However, "a complaint may not be dismissed merely because it appears unlikely that the plaintiff can prove those facts or will ultimately prevail on the merits." Phillips, 515 F.3d at 231 (citing Twombly, 127 S.Ct. 1964-65, 1969 n.8). Rule 8 "does not impose a probability requirement at the pleading stage, but instead simply calls for enough facts to raise a reasonable expectation that discovery will reveal evidence of the necessary element." Id. at 234.

III. BACKGROUND

We incorporate by reference the factual background as articulated in our December 7, 2009 Memorandum and Order. (Doc. 29.) We will, however, briefly recount the procedural history of this action because it demonstrates the bewildering tenacity of the Plaintiffs to try this action on their own terms, often in defiance of Court orders, that supports our decision to dismiss the action.

Plaintiffs Jeffrey Dock and Linda Long ("Plaintiffs") initiated this action as executors of the estate of Jeremy A. Dock ("Dock" or "the decedent") by filing a Complaint against Defendants Ruth Rush, Donald Reade, Donald Campbell, Trooper Rick Blair, and Snyder County (collectively, "Defendants") on April 2, 2009. (Doc. 1.) Plaintiffs asserted claims under the First, Eighth, and Fourteenth Amendments*fn1 and state-law claims for negligence, wrongful death, and survivorship. Pursuant to Motions to Dismiss by all Defendants (Docs. 9, 11), we dismissed Snyder County and Trooper Blair as Defendants, (thus dismissing Plaintiffs' state-law and Fourteenth Amendment claims), and granted Plaintiffs leave to amend their Eighth and First Amendment claims against Defendants Rush, Reade, and Campbell. (Doc. 29.) We advised Plaintiffs that, if it were not for the leniency we must give civil rights plaintiffs, their remaining claims were subject to dismissal for failure to state a claim. We noted that Plaintiffs failed to assert that the Defendants were aware of any threat to Dock's life or that they failed to take reasonable measures to protect Dock; in fact, the allegations in the Complaint indeed demonstrated that the officials took steps to protect Dock. Any such amended complaint was due on or before December 27, 2009.
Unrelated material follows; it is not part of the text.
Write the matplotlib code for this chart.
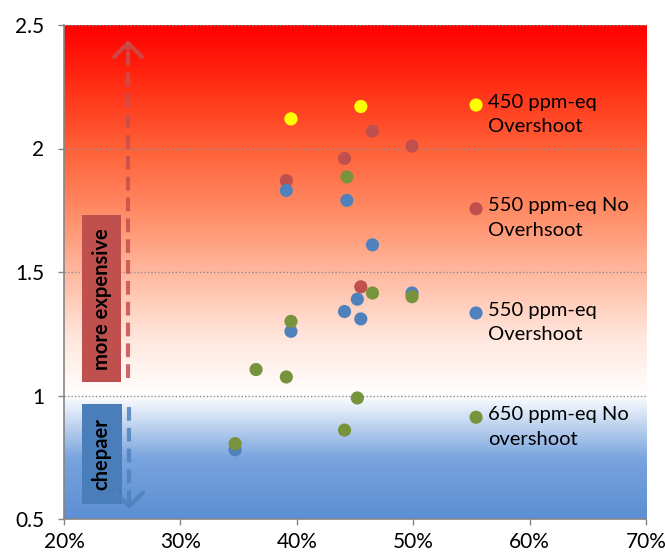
import numpy as np
import matplotlib
matplotlib.use("Agg")
import matplotlib.pyplot as plt
from matplotlib.colors import LinearSegmentedColormap
from matplotlib.patches import Rectangle

plt.rcParams['font.family'] = ['Lato', 'DejaVu Sans']

# Share of the reduction (x) vs relative cost (y) per scenario group
series_names = ["450 ppm-eq\nOvershoot",
                "550 ppm-eq No\nOverhsoot",
                "550 ppm-eq\nOvershoot",
                "650 ppm-eq No\novershoot"]
series_colors = ["#FFFF00", "#C0504D", "#4F81BD", "#77933C"]

x_450_over = [0.395, 0.455]
y_450_over = [2.12, 2.17]

x_550_no = [0.391, 0.441, 0.465, 0.499, 0.455]
y_550_no = [1.87, 1.96, 2.07, 2.01, 1.44]

x_550_over = [0.391, 0.443, 0.465, 0.452, 0.441, 0.455, 0.499, 0.395, 0.347]
y_550_over = [1.83, 1.79, 1.61, 1.39, 1.34, 1.31, 1.415, 1.26, 0.78]

x_650_no = [0.443, 0.465, 0.499, 0.452, 0.441, 0.395, 0.365, 0.391, 0.347]
y_650_no = [1.885, 1.415, 1.40, 0.99, 0.86, 1.30, 1.105, 1.075, 0.805]

x_ticks = [0.2, 0.3, 0.4, 0.5, 0.6, 0.7]
x_tick_labels = ["20%", "30%", "40%", "50%", "60%", "70%"]
y_ticks = [0.5, 1.0, 1.5, 2.0, 2.5]
y_tick_labels = ["0.5", "1", "1.5", "2", "2.5"]

W, H = 665, 557
fig = plt.figure(figsize=(W / 100, H / 100), dpi=100)
ax = fig.add_axes([64 / W, (H - 519) / H, (646 - 64) / W, (519 - 25) / H])
ax.set_xlim(0.2, 0.7)
ax.set_ylim(0.5, 2.5)

# Background: red (expensive) fading to white at 1, then to blue (cheaper)
cmap = LinearSegmentedColormap.from_list("cost", [
    (0.00, (0.36, 0.56, 0.83)),
    (0.12, (0.47, 0.64, 0.87)),
    (0.25, (1.00, 1.00, 1.00)),
    (0.37, (1.00, 0.90, 0.86)),
    (0.50, (1.00, 0.72, 0.62)),
    (0.62, (1.00, 0.55, 0.40)),
    (0.75, (1.00, 0.38, 0.22)),
    (0.88, (1.00, 0.18, 0.08)),
    (1.00, (1.00, 0.00, 0.00)),
])
grad = np.linspace(0, 1, 512).reshape(-1, 1)
ax.imshow(grad, cmap=cmap, origin="lower", aspect="auto",
          extent=[0.2, 0.7, 0.5, 2.5], zorder=0, interpolation="bilinear")

# Dotted horizontal gridlines
for yv in [1.0, 1.5, 2.0, 2.5]:
    ax.axhline(yv, color="#8C8C8C", lw=1.0, ls=(0, (1, 1.5)), zorder=1)

for xs, ys, c in [(x_450_over, y_450_over, series_colors[0]),
                  (x_550_no, y_550_no, series_colors[1]),
                  (x_550_over, y_550_over, series_colors[2]),
                  (x_650_no, y_650_no, series_colors[3])]:
    ax.scatter(xs, ys, s=90, color=c, edgecolors="none", zorder=3)

ax.set_xticks(x_ticks)
ax.set_xticklabels(x_tick_labels)
ax.set_yticks(y_ticks)
ax.set_yticklabels(y_tick_labels)
ax.tick_params(axis="both", direction="out", length=4, width=1,
               color="#868686", labelsize=15, labelcolor="black")
ax.tick_params(axis="x", pad=5)
ax.tick_params(axis="y", pad=10)
for side in ["top", "right"]:
    ax.spines[side].set_visible(False)
for side in ["left", "bottom"]:
    ax.spines[side].set_color("#868686")
    ax.spines[side].set_linewidth(1.2)

# Annotation boxes and arrows
tr = ax.transAxes
ax.add_patch(Rectangle((0.031, 0.277), 0.067, 0.338, transform=tr,
                       facecolor="#C0504D", edgecolor="none", zorder=2))
ax.text(0.0645, 0.446, "more expensive", transform=tr, rotation=90,
        ha="center", va="center", fontsize=14.5, fontweight="bold", zorder=4)
ax.add_patch(Rectangle((0.031, 0.030), 0.068, 0.203, transform=tr,
                       facecolor="#4A7EBB", edgecolor="none", zorder=2))
ax.text(0.0645, 0.1315, "chepaer", transform=tr, rotation=90,
        ha="center", va="center", fontsize=14.5, fontweight="bold", zorder=4)

red_arrow = (0.78, 0.31, 0.30, 0.85)
blue_arrow = (0.31, 0.51, 0.74, 0.85)
ax.plot([0.110, 0.110], [0.286, 0.955], transform=tr, color=red_arrow,
        lw=3.0, ls=(0, (3.3, 1.7)), zorder=2, solid_capstyle="butt")
ax.annotate("", xy=(0.110, 0.975), xytext=(0.110, 0.945), xycoords=tr,
            arrowprops=dict(arrowstyle="->,head_length=0.5,head_width=0.5",
                            color=red_arrow, lw=3.0, mutation_scale=20),
            zorder=2)
ax.plot([0.112, 0.112], [0.227, 0.035], transform=tr, color=blue_arrow,
        lw=3.0, ls=(0, (3.3, 1.7)), zorder=2, solid_capstyle="butt")
ax.annotate("", xy=(0.112, 0.014), xytext=(0.112, 0.044), xycoords=tr,
            arrowprops=dict(arrowstyle="->,head_length=0.5,head_width=0.5",
                            color=blue_arrow, lw=3.0, mutation_scale=20),
            zorder=2)

# Legend drawn inside the plot area
leg_y = [0.838, 0.628, 0.417, 0.206]
for name, c, yy in zip(series_names, series_colors, leg_y):
    ax.scatter([0.708], [yy], s=90, color=c, edgecolors="none",
               transform=tr, zorder=4, clip_on=False)
    ax.text(0.729, yy + 0.023, name, transform=tr, ha="left", va="top",
            fontsize=14.5, linespacing=1.55, zorder=4)

fig.savefig("out.png", dpi=100)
Instead of filing an amended complaint as directed, Plaintiffs filed a Motion for Reconsideration of the Court's December 7, 2009 Order. (Doc. 30.) We denied the Motion for Reconsideration on April 21, 2010 because in our view the Motion was "patently unwarranted." (Doc. 34.) We again directed Plaintiffs to file an amended complaint within fourteen (14) days of the date of that Order. (Id.)

On August 6, 2010, with the pretrial conference looming within a month, Defendants filed another motion to dismiss and brought to the Court's attention that Plaintiffs failed to file an amended complaint as directed by our April 21, 2010 Order. That motion, however, was out of time so we denied the motion as stated, but sua sponte addressed Plaintiffs' failure to prosecute the action and, more seriously, failure to abide by a court order. (See Doc. 37.) On August 18, 2010, we struck the action from a trial term and ordered Plaintiffs to show cause within seven (7) days why the action should not be dismissed for their failure to comply with a Court Order and prosecute the action, and noted that failure to abide with the order to show cause shall result in dismissal of the action. (Doc. 37.)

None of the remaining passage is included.